Canary releases strike a middle ground: they steer a small percentage of live traffic to the new version, allowing teams to monitor key metrics (latency, error rates) before broad rollout. While easier to implement than full‑scale mirroring, canaries only surface problems that occur within limited traffic slices and are less effective at detecting low‑frequency or region‑specific issues.
Finally, traditional performance testing (load or stress tests) can simulate high‑volume scenarios using synthetic traffic generators, but these tools struggle to emulate the full diversity of real‑user behavior – session patterns, complex transaction flows, and sudden spikes triggered by external events.
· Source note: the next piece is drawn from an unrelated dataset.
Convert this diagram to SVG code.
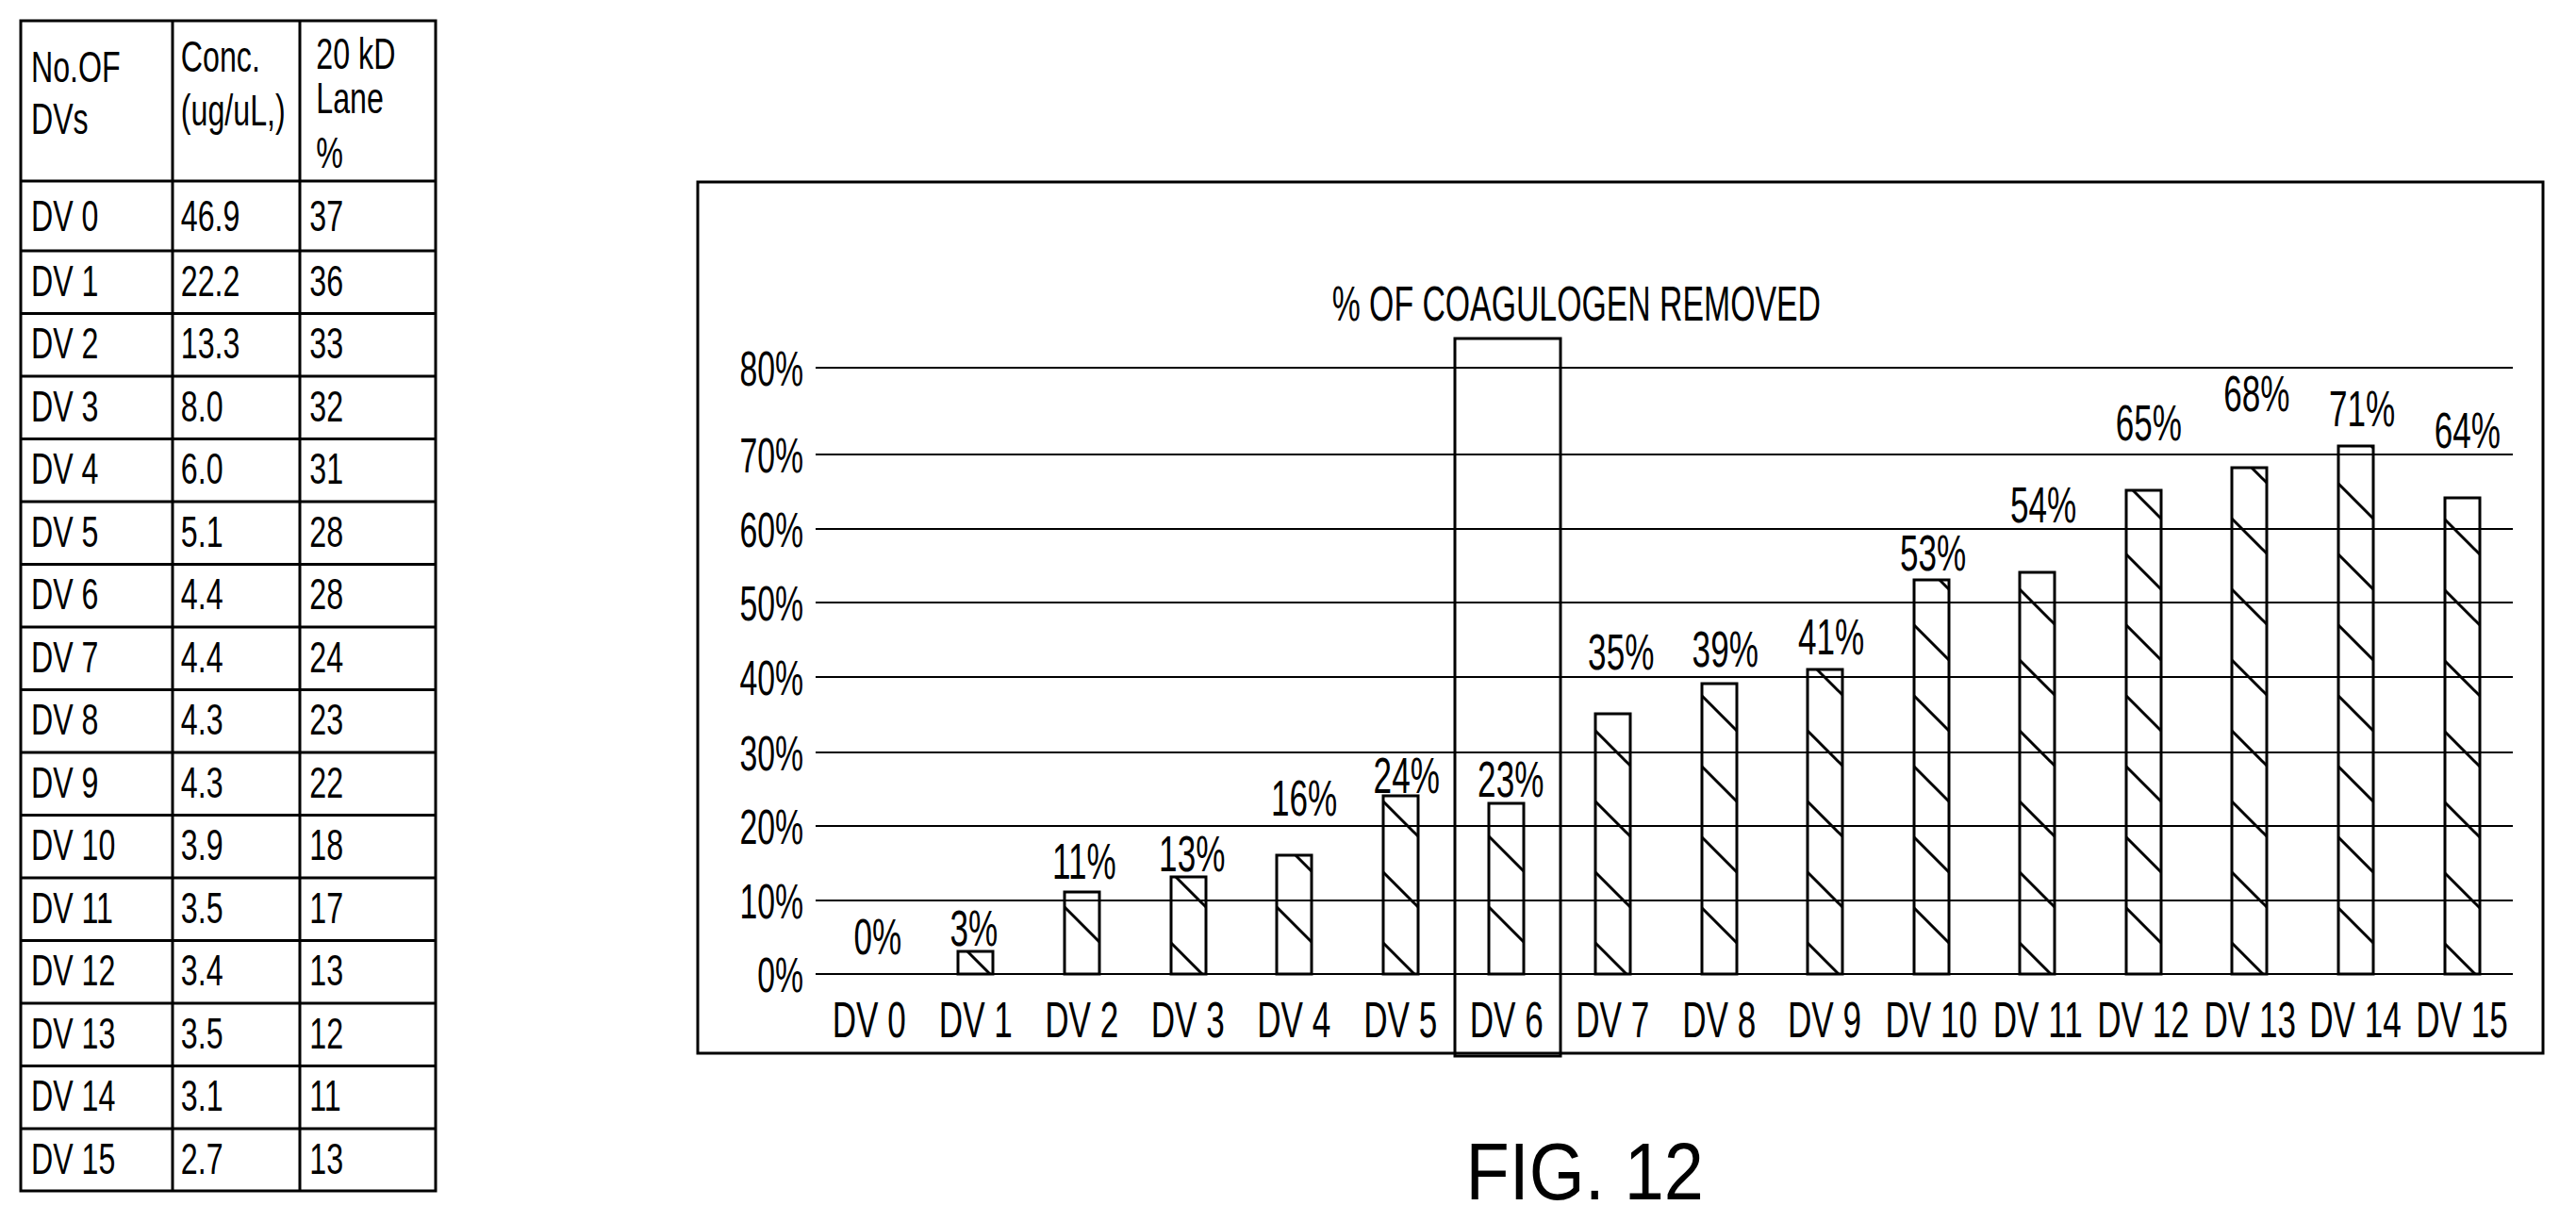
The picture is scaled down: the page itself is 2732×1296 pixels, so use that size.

For modern software engineers, SREs, and platform teams, traffic mirroring remains the only way to guarantee 1:1 fidelity with live traffic, at the expense of greater setup complexity and resource overhead. It allows you to test your systems under realistic conditions, catch issues that synthetic tests miss, and iterate more confidently on critical services. Importantly, it extends the familiar concept of “testing in production” without exposing customers to risk. As organizations continue to embrace microservices and containerized infrastructures, adopting traffic mirroring as a core part of your testing and debugging strategy becomes not just beneficial but essential.
By rethinking traffic mirroring beyond its traditional security role and leveraging its potential for real-time quality assurance, you can build more resilient and reliable systems. Embrace the approach – plan for secure data handling, choose the right tools, and begin experimenting. The insights gained from real traffic will strengthen your deployments, reduce costly production incidents, and ultimately lead to a smoother, more responsive user experience.